Thanks for that reference Vass. Not sure I understand it. I might summarize all the examples I can see in the distribution and see if the explanation jumps out at me.

@damianmoz In case this helps, here is an example that computes four reductions over an array all at once, with the ability to add more per-element computations:

var xSum = 0,
    xProd = 1,
    xMax = min(int),
    xMin = max(int);

forall a in MyArray with (+ reduce xSum, * reduce xProd,
                          max reduce xMax, min reduce xMin)
{
  // whatever other computations you want
  xSum  reduce= a;
  xProd reduce= a;
  xMax  reduce= a;
  xMin  reduce= a;
}

writeln((xSum, xProd, xMax, xMin));

In experimenting with my enhanced knowledge of reduce= courtesy of @vass and @jcorrado while I am trying to write some extended documentation on the use of **reduce=^^, I took the Jeremiah(@jcorrado) approach that only creates elements of the matrix to be reduced (and avoids the creation of the matrix) per se. With a minor improvement to the algebra, and avoiding reduce=, I get

	proc calc_erro(f, tf,  dx2: real, dy2: real, dz2: real)
	{
		param one = 1.0;
		const rdx2 = one / dx2;
		const rdy2 = one / dy2;
		const rdz2 = one / dz2;
		const rxyz = 2.0 * (rdx2 + rdy2 + rdz2);

		return max reduce
		(
			forall (i,j,k) in dpInner do abs
			(
				((f[i,j,k-1] + f[i,j,k+1]))*rdz2 - tf[i,j,k] +
				((f[i,j-1,k] + f[i,j+1,k]))*rdy2 +
				((f[i-1,j,k] + f[i+1,j,k]))*rdx2 - rxyz * f[i,j,k]
			)
		);
	}

The performance matches the @jcorrado variant.

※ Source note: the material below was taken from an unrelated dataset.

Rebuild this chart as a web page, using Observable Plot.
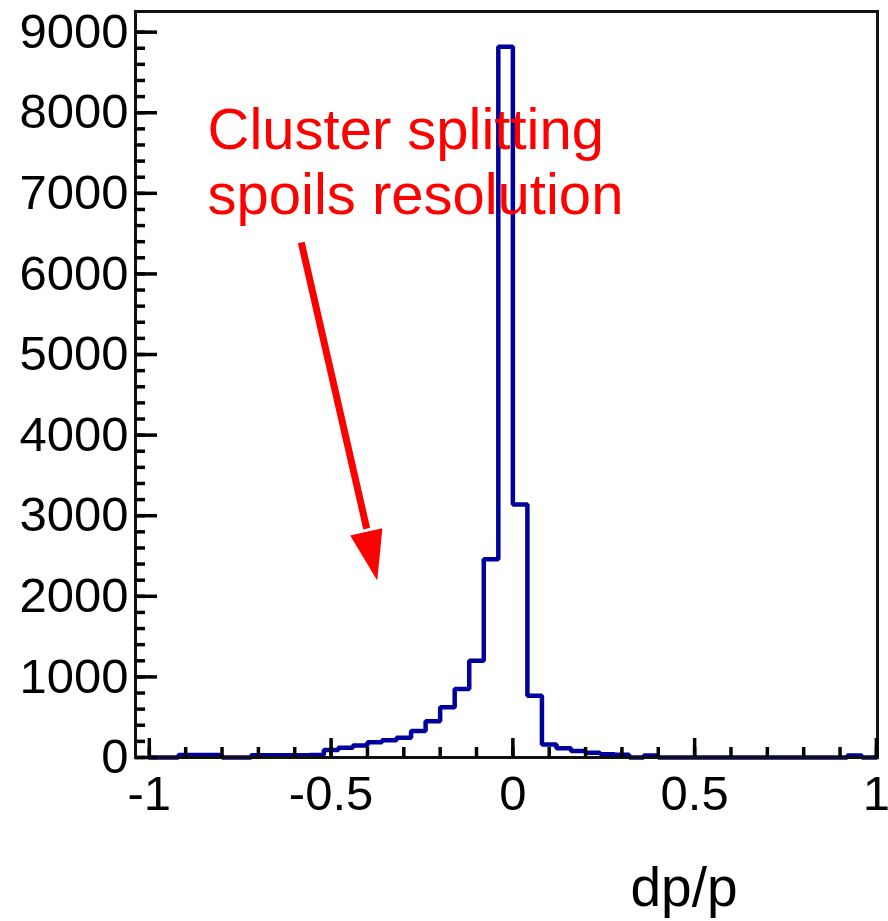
<!DOCTYPE html>
<html>
<head>
<meta charset="utf-8">
<script src="https://cdn.jsdelivr.net/npm/d3@7"></script>
<script src="https://cdn.jsdelivr.net/npm/@observablehq/plot@0.6"></script>
<style>
  html, body { margin: 0; padding: 0; background: #fff; }
  #chart svg { display: block; }
</style>
</head>
<body>
<div id="chart"></div>
<script>
// ---- data ----
const binLow = -1.0;          // lower edge of first bin
const binWidth = 0.04;        // bin width
const counts = [
  0, 0, 30, 30, 30, 0, 0, 28, 28, 28,
  28, 30, 92, 120, 150, 190, 215, 245, 330, 450,
  625, 850, 1200, 2460, 8820, 3140, 765, 160, 115, 80,
  60, 40, 35, 0, 25, 0, 0, 0, 0, 0,
  0, 0, 0, 0, 0, 0, 0, 0, 25, 0
];
const xMajorTicks = [-1, -0.5, 0, 0.5, 1];
const xTickLabels = ["-1", "-0.5", "0", "0.5", "1"];
const yMajorTicks = [0, 1000, 2000, 3000, 4000, 5000, 6000, 7000, 8000, 9000];
const xTitle = "dp/p";
const noteLines = ["Cluster splitting", "spoils resolution"];
const arrowShaft = [{x1: -0.582, y1: 6390, x2: -0.402, y2: 2840}];
const arrowTip = [{x: -0.373, y: 2195}];

// ---- build histogram outline ----
const edges = counts.map((_, i) => +(binLow + i * binWidth).toFixed(4));
const binHigh = +(binLow + counts.length * binWidth).toFixed(4);
const steps = [{x: binLow, y: 0}]
  .concat(counts.map((c, i) => ({x: edges[i], y: c})))
  .concat([{x: binHigh, y: counts[counts.length - 1]}, {x: binHigh, y: 0}]);

const xMinor = d3.range(-10, 11).map(d => d / 10);
const yMinor = d3.range(0, 46).map(d => d * 200);

const FONT = "'Liberation Sans', Arial, Helvetica, sans-serif";

// slender filled arrow head, tip at origin, pointing up
const headSymbol = {
  draw(context) {
    context.moveTo(0, 0);
    context.lineTo(16.5, 50);
    context.lineTo(-16.5, 50);
    context.closePath();
  }
};

const chart = Plot.plot({
  width: 888,
  height: 921,
  marginLeft: 135,
  marginRight: 11,
  marginTop: 11,
  marginBottom: 164,
  style: {fontFamily: FONT, background: "#fff", color: "#000"},
  x: {domain: [-1.038, 1.003]},
  y: {domain: [0, 9256]},
  marks: [
    // histogram
    Plot.line(steps, {x: "x", y: "y", curve: "step-after", stroke: "#00009c", strokeWidth: 4.5, strokeLinejoin: "miter"}),
    // annotation
    Plot.text([noteLines.join("\n")], {
      frameAnchor: "top-left", textAnchor: "start", lineAnchor: "top",
      dx: 72, dy: 91, fontSize: 58, lineHeight: 1.12, fill: "#ff0000"
    }),
    Plot.link(arrowShaft, {x1: "x1", y1: "y1", x2: "x2", y2: "y2", stroke: "#ff0000", strokeWidth: 7, strokeLinecap: "butt"}),
    Plot.dot(arrowTip, {x: "x", y: "y", symbol: headSymbol, r: 1, fill: "#ff0000", stroke: "none", rotate: 167.3}),
    // frame
    Plot.frame({stroke: "#111", strokeWidth: 3}),
    // y axis ticks (inward)
    Plot.axisY(yMinor, {anchor: "left", tickSize: -10, strokeWidth: 3.5, text: null, label: null}),
    Plot.axisY(yMajorTicks, {anchor: "left", tickSize: -22, strokeWidth: 3.5, text: null, label: null}),
    Plot.axisY(yMajorTicks, {anchor: "left", tickSize: 0, tickPadding: 7, fontSize: 49, label: null, tickFormat: d => String(d)}),
    // x axis ticks (inward)
    Plot.axisX(xMinor, {anchor: "bottom", tickSize: -10, strokeWidth: 3.5, text: null, label: null}),
    Plot.axisX(xMajorTicks, {anchor: "bottom", tickSize: -19, strokeWidth: 3.5, text: null, label: null}),
    Plot.axisX(xMajorTicks, {anchor: "bottom", tickSize: 0, tickPadding: 18, fontSize: 49, label: null,
      tickFormat: d => xTickLabels[xMajorTicks.indexOf(d)]}),
    // x title
    Plot.text([xTitle], {frameAnchor: "bottom-right", textAnchor: "end", lineAnchor: "bottom",
      dx: -140, dy: 148, fontSize: 55, fill: "#000"})
  ]
});
document.getElementById("chart").appendChild(chart);
</script>
</body>
</html>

I avoided the red-black ordering and instead computed each diagonal wave in parallel, and I get exactly the same results as the serial case, but, with the enhanced calc_erro routine, That said, except for the gain seen from the improvement to calc_erro, it still has a limit to the number of cores where you see a performance gain.

With the red-black orderiing implemented, while the convergence of the maximum error happens in much the same number of cycles, the individual errors is orders of magnitude worse. That said, the non highly psrallelized performance not only rocks but also scales as one would hope. I just wish I fully understood how red-black ordering works as well as it does. But here is not the place to discuss the intricacies of the SOR method.

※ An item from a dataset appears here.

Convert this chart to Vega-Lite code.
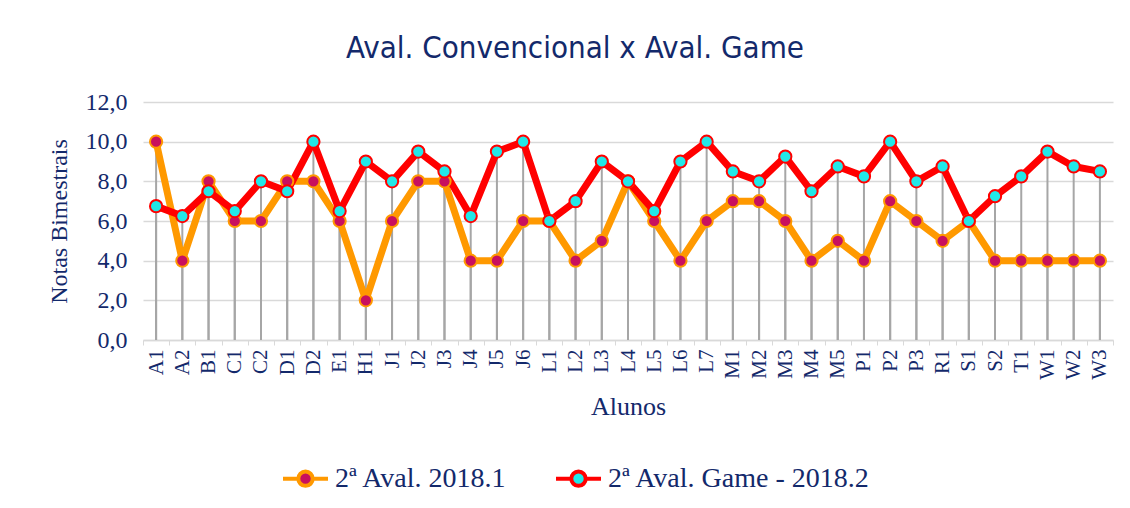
{
  "$schema": "https://vega.github.io/schema/vega-lite/v6.json",
  "width": 970,
  "height": 238,
  "autosize": {"type": "none"},
  "padding": {"left": 143, "top": 102, "right": 17, "bottom": 168},
  "background": "white",
  "title": {"text": "Aval. Convencional x Aval. Game", "font": "DejaVu Sans Condensed", "fontSize": 31, "fontWeight": "normal", "color": "#13296B", "anchor": "middle", "offset": 25, "dx": -53},
  "datasets": {
    "notas": [
      {"aluno": "A1", "serie": "2ª Aval. 2018.1", "nota": 10},
      {"aluno": "A2", "serie": "2ª Aval. 2018.1", "nota": 4},
      {"aluno": "B1", "serie": "2ª Aval. 2018.1", "nota": 8},
      {"aluno": "C1", "serie": "2ª Aval. 2018.1", "nota": 6},
      {"aluno": "C2", "serie": "2ª Aval. 2018.1", "nota": 6},
      {"aluno": "D1", "serie": "2ª Aval. 2018.1", "nota": 8},
      {"aluno": "D2", "serie": "2ª Aval. 2018.1", "nota": 8},
      {"aluno": "E1", "serie": "2ª Aval. 2018.1", "nota": 6},
      {"aluno": "H1", "serie": "2ª Aval. 2018.1", "nota": 2},
      {"aluno": "J1", "serie": "2ª Aval. 2018.1", "nota": 6},
      {"aluno": "J2", "serie": "2ª Aval. 2018.1", "nota": 8},
      {"aluno": "J3", "serie": "2ª Aval. 2018.1", "nota": 8},
      {"aluno": "J4", "serie": "2ª Aval. 2018.1", "nota": 4},
      {"aluno": "J5", "serie": "2ª Aval. 2018.1", "nota": 4},
      {"aluno": "J6", "serie": "2ª Aval. 2018.1", "nota": 6},
      {"aluno": "L1", "serie": "2ª Aval. 2018.1", "nota": 6},
      {"aluno": "L2", "serie": "2ª Aval. 2018.1", "nota": 4},
      {"aluno": "L3", "serie": "2ª Aval. 2018.1", "nota": 5},
      {"aluno": "L4", "serie": "2ª Aval. 2018.1", "nota": 8},
      {"aluno": "L5", "serie": "2ª Aval. 2018.1", "nota": 6},
      {"aluno": "L6", "serie": "2ª Aval. 2018.1", "nota": 4},
      {"aluno": "L7", "serie": "2ª Aval. 2018.1", "nota": 6},
      {"aluno": "M1", "serie": "2ª Aval. 2018.1", "nota": 7},
      {"aluno": "M2", "serie": "2ª Aval. 2018.1", "nota": 7},
      {"aluno": "M3", "serie": "2ª Aval. 2018.1", "nota": 6},
      {"aluno": "M4", "serie": "2ª Aval. 2018.1", "nota": 4},
      {"aluno": "M5", "serie": "2ª Aval. 2018.1", "nota": 5},
      {"aluno": "P1", "serie": "2ª Aval. 2018.1", "nota": 4},
      {"aluno": "P2", "serie": "2ª Aval. 2018.1", "nota": 7},
      {"aluno": "P3", "serie": "2ª Aval. 2018.1", "nota": 6},
      {"aluno": "R1", "serie": "2ª Aval. 2018.1", "nota": 5},
      {"aluno": "S1", "serie": "2ª Aval. 2018.1", "nota": 6},
      {"aluno": "S2", "serie": "2ª Aval. 2018.1", "nota": 4},
      {"aluno": "T1", "serie": "2ª Aval. 2018.1", "nota": 4},
      {"aluno": "W1", "serie": "2ª Aval. 2018.1", "nota": 4},
      {"aluno": "W2", "serie": "2ª Aval. 2018.1", "nota": 4},
      {"aluno": "W3", "serie": "2ª Aval. 2018.1", "nota": 4},
      {"aluno": "A1", "serie": "2ª Aval. Game - 2018.2", "nota": 6.75},
      {"aluno": "A2", "serie": "2ª Aval. Game - 2018.2", "nota": 6.25},
      {"aluno": "B1", "serie": "2ª Aval. Game - 2018.2", "nota": 7.5},
      {"aluno": "C1", "serie": "2ª Aval. Game - 2018.2", "nota": 6.5},
      {"aluno": "C2", "serie": "2ª Aval. Game - 2018.2", "nota": 8},
      {"aluno": "D1", "serie": "2ª Aval. Game - 2018.2", "nota": 7.5},
      {"aluno": "D2", "serie": "2ª Aval. Game - 2018.2", "nota": 10},
      {"aluno": "E1", "serie": "2ª Aval. Game - 2018.2", "nota": 6.5},
      {"aluno": "H1", "serie": "2ª Aval. Game - 2018.2", "nota": 9},
      {"aluno": "J1", "serie": "2ª Aval. Game - 2018.2", "nota": 8},
      {"aluno": "J2", "serie": "2ª Aval. Game - 2018.2", "nota": 9.5},
      {"aluno": "J3", "serie": "2ª Aval. Game - 2018.2", "nota": 8.5},
      {"aluno": "J4", "serie": "2ª Aval. Game - 2018.2", "nota": 6.25},
      {"aluno": "J5", "serie": "2ª Aval. Game - 2018.2", "nota": 9.5},
      {"aluno": "J6", "serie": "2ª Aval. Game - 2018.2", "nota": 10},
      {"aluno": "L1", "serie": "2ª Aval. Game - 2018.2", "nota": 6},
      {"aluno": "L2", "serie": "2ª Aval. Game - 2018.2", "nota": 7},
      {"aluno": "L3", "serie": "2ª Aval. Game - 2018.2", "nota": 9},
      {"aluno": "L4", "serie": "2ª Aval. Game - 2018.2", "nota": 8},
      {"aluno": "L5", "serie": "2ª Aval. Game - 2018.2", "nota": 6.5},
      {"aluno": "L6", "serie": "2ª Aval. Game - 2018.2", "nota": 9},
      {"aluno": "L7", "serie": "2ª Aval. Game - 2018.2", "nota": 10},
      {"aluno": "M1", "serie": "2ª Aval. Game - 2018.2", "nota": 8.5},
      {"aluno": "M2", "serie": "2ª Aval. Game - 2018.2", "nota": 8},
      {"aluno": "M3", "serie": "2ª Aval. Game - 2018.2", "nota": 9.25},
      {"aluno": "M4", "serie": "2ª Aval. Game - 2018.2", "nota": 7.5},
      {"aluno": "M5", "serie": "2ª Aval. Game - 2018.2", "nota": 8.75},
      {"aluno": "P1", "serie": "2ª Aval. Game - 2018.2", "nota": 8.25},
      {"aluno": "P2", "serie": "2ª Aval. Game - 2018.2", "nota": 10},
      {"aluno": "P3", "serie": "2ª Aval. Game - 2018.2", "nota": 8},
      {"aluno": "R1", "serie": "2ª Aval. Game - 2018.2", "nota": 8.75},
      {"aluno": "S1", "serie": "2ª Aval. Game - 2018.2", "nota": 6},
      {"aluno": "S2", "serie": "2ª Aval. Game - 2018.2", "nota": 7.25},
      {"aluno": "T1", "serie": "2ª Aval. Game - 2018.2", "nota": 8.25},
      {"aluno": "W1", "serie": "2ª Aval. Game - 2018.2", "nota": 9.5},
      {"aluno": "W2", "serie": "2ª Aval. Game - 2018.2", "nota": 8.75},
      {"aluno": "W3", "serie": "2ª Aval. Game - 2018.2", "nota": 8.5}
    ]
  },
  "data": {"name": "notas"},
  "encoding": {
    "x": {
      "field": "aluno", "type": "nominal", "sort": null,
      "scale": {"type": "band", "paddingInner": 0, "paddingOuter": 0},
      "axis": {
        "title": "Alunos", "labelAngle": -90, "labelFont": "Liberation Serif", "labelFontSize": 21, "labelColor": "#13296B",
        "titleFont": "Liberation Serif", "titleFontSize": 26, "titleFontWeight": "normal", "titleColor": "#13296B",
        "grid": false, "domainColor": "#D9D9D9", "domainWidth": 1.5, "ticks": true, "tickColor": "#D9D9D9", "tickSize": 5,
        "tickBand": "extent", "labelPadding": 4, "titlePadding": 14
      }
    },
    "y": {
      "field": "nota", "type": "quantitative",
      "scale": {"domain": [0, 12], "nice": false},
      "axis": {
        "title": "Notas Bimestrais", "values": [0, 2, 4, 6, 8, 10, 12],
        "labelExpr": "replace(format(datum.value, '.1f'), '.', ',')",
        "labelFont": "Liberation Serif", "labelFontSize": 24, "labelColor": "#13296B", "labelPadding": 16,
        "titleFont": "Liberation Serif", "titleFontSize": 24, "titleFontWeight": "normal", "titleColor": "#13296B", "titlePadding": 14,
        "grid": true, "gridColor": "#D9D9D9", "gridWidth": 1.5, "domain": false, "ticks": false
      }
    }
  },
  "layer": [
    {"mark": {"type": "rule", "color": "#A6A6A6", "strokeWidth": 2}, "encoding": {"y2": {"datum": 0}}},
    {
      "transform": [{"filter": "datum.serie == '2ª Aval. 2018.1'"}],
      "mark": {"type": "line", "strokeWidth": 7, "strokeJoin": "round"},
      "encoding": {
        "stroke": {"field": "serie", "type": "nominal", "scale": {"domain": ["2ª Aval. 2018.1", "2ª Aval. Game - 2018.2"], "range": ["#FF9900", "#FF0000"]},
          "legend": {"title": null, "orient": "none", "legendX": 138, "legendY": 352, "direction": "horizontal"}}
      }
    },
    {
      "transform": [{"filter": "datum.serie == '2ª Aval. Game - 2018.2'"}],
      "mark": {"type": "line", "strokeWidth": 7, "strokeJoin": "round"},
      "encoding": {
        "stroke": {"field": "serie", "type": "nominal", "scale": {"domain": ["2ª Aval. 2018.1", "2ª Aval. Game - 2018.2"], "range": ["#FF9900", "#FF0000"]},
          "legend": {"title": null, "orient": "none", "legendX": 138, "legendY": 352, "direction": "horizontal"}}
      }
    },
    {
      "mark": {"type": "point", "filled": true, "size": 150, "strokeWidth": 2, "opacity": 1, "fillOpacity": 1},
      "encoding": {
        "stroke": {"field": "serie", "type": "nominal", "scale": {"domain": ["2ª Aval. 2018.1", "2ª Aval. Game - 2018.2"], "range": ["#FF9900", "#FF0000"]},
          "legend": {"title": null, "orient": "none", "legendX": 138, "legendY": 352, "direction": "horizontal"}},
        "fill": {"field": "serie", "type": "nominal", "scale": {"domain": ["2ª Aval. 2018.1", "2ª Aval. Game - 2018.2"], "range": ["#C8105E", "#22E8E8"]},
          "legend": {"title": null, "orient": "none", "legendX": 138, "legendY": 352, "direction": "horizontal"}}
      }
    }
  ],
  "config": {
    "font": "Liberation Serif",
    "view": {"stroke": null},
    "legend": {
      "symbolType": "M-1,0H-0.32M0.32,0H1M0.32,0A0.32,0.32,0,1,1,-0.32,0A0.32,0.32,0,1,1,0.32,0Z",
      "symbolSize": 2025, "symbolStrokeWidth": 4, "symbolOpacity": 1,
      "labelFont": "Liberation Serif", "labelFontSize": 28, "labelColor": "#13296B", "labelOffset": 5,
      "columnPadding": 40, "labelLimit": 400
    }
  }
}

As I said, the parallelized red-black ordering of the SOR method in Chapel absolutely rocks. And is easy to code in Chapel.

I reworked sor_method to be

    proc sor_method(f, tf,  dx2: real, beta1: real,  beta2: real,  w: real)
    {
        param one = 1.0;
        param half = 0.5;
        const w1 = (one - w);
        const w2 = (half * w) / (one + beta1 + beta2);
        const innerIJK = f.domain.expand(-1);
        const g = f;

        // update the "red spaces" in the checkerboard domain in parallel

        forall (i, j, k) in innerIJK
        {
            if ((i+j)%2 == 0 && k%2 == 0) || ((i+j)%2 != 0 && k%2 != 0)
            {
                f(i,j,k) = w1 * g(i, j, k) + w2 *
                    (-dx2*tf(i,j,k) + g(i-1,j,k) + g(i+1,j,k) +
                    beta1*( g(i,j-1,k) + g(i,j+1,k) ) +
                    beta2*( g(i,j,k-1) + g(i,j,k+1) ));
            }
        }

        // update the "black spaces" in the checkerboard domain in parallel

        forall (i, j, k) in innerIJK
        {
            if ((i+j)%2 != 0 && k%2 == 0) || ((i+j)%2 == 0 && k%2 != 0)
            {
                f(i,j,k) = w1 * g(i, j, k) + w2 *
                    (-dx2*tf(i,j,k) + f(i-1,j,k) + f(i+1,j,k) +
                    beta1*( f(i,j-1,k) + f(i,j+1,k) ) +
                    beta2*( f(i,j,k-1) + f(i,j,k+1) ));
            }
        }
    }

This avoids the need for f_next in the main program so that also means that the swap

    // swap 'f_next' into 'f' for the next iteration
    f <=> f_next;

is hence redundant. This interface demands s that it be called within the main iterative loop as just

    sor_parallel(f, tf, dx2, beta1, beta2, w);

I also tidied up the algebra to avoid the division which saves a few a bit - about 3% on my system.